Their psychedelic phase opened well before the others dove in, as hypnotic singles like "Talkin' About The Good Times" predated Pink Floyd and the rush to all things lysergic. From their leading edge, they even put together the first concept album "S.F.Sorrow" (unfortunately released in the same week as both The Kinks' "Village Green" and The Beatles legendary "White Album").
While working on its followup (the amazing "Parachute"), the constantly revolving band happened on an opportunity to make extra money recording "library music" for DeWolfe. These songs were written to be very overt and very commercial saw the band take on the nom de plume of The Electric Banana.
Behind the name, The Pretty Things were freed of any expectations and set on a course to make music that sounded very little like their own. On more than four albums from 1967-1973, they arranged all their tracks with vocals (Side One) and without (Side Two). What follows is scintillating Soul ("If I Needed Someone,") loose-limbed Country Rock ("'Cause I'm A Man) and psychedelic songs of all shades (Hard Rock like "Alexander," boogie rock like "I Could Not Believe My Eyes" and even a tribute to Jimi Hendrix in "James Marshall").
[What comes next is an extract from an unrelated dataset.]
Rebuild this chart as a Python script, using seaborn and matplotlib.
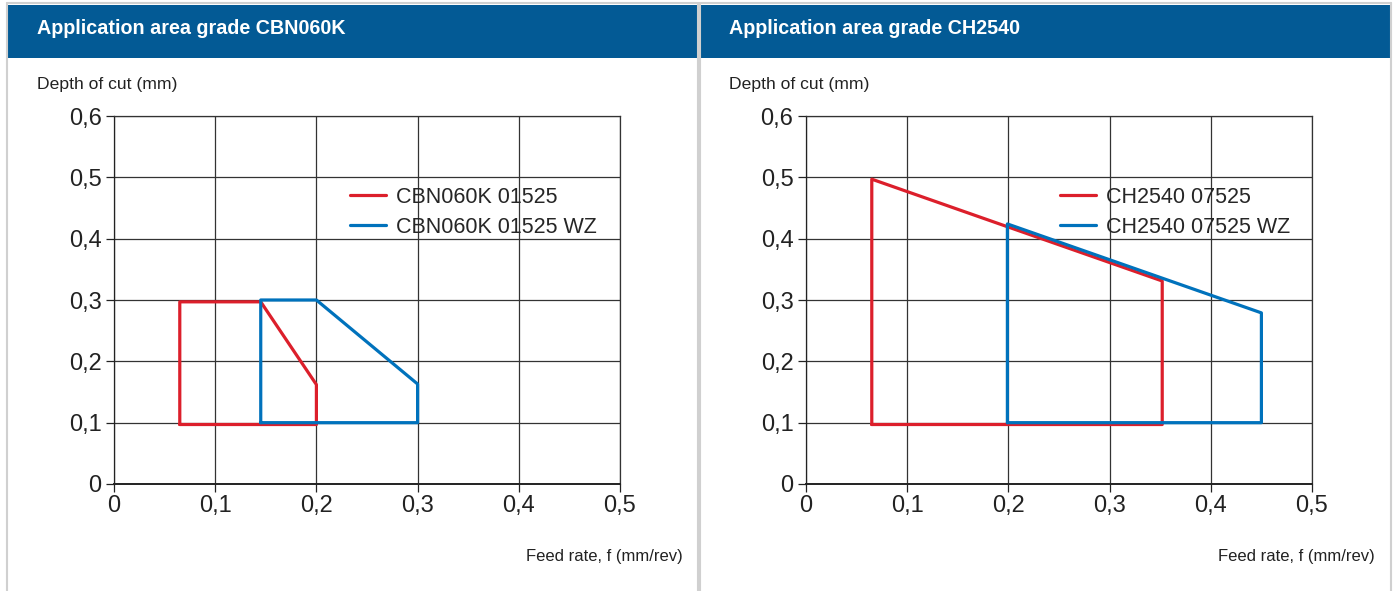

The Pretty Things kept rolling along merrily (and still do today) likely because they were given this strange avenue to experiment freely with music that actually attempted to sound like the rest. By the time band found a successful record deal (with Led Zeppelin's Swan Song,) they had waded into Glam Rock and AOR-friendly cuts, and the Electric Banana branch was shut down, leaving this chapter unrevealed until the late Seventies.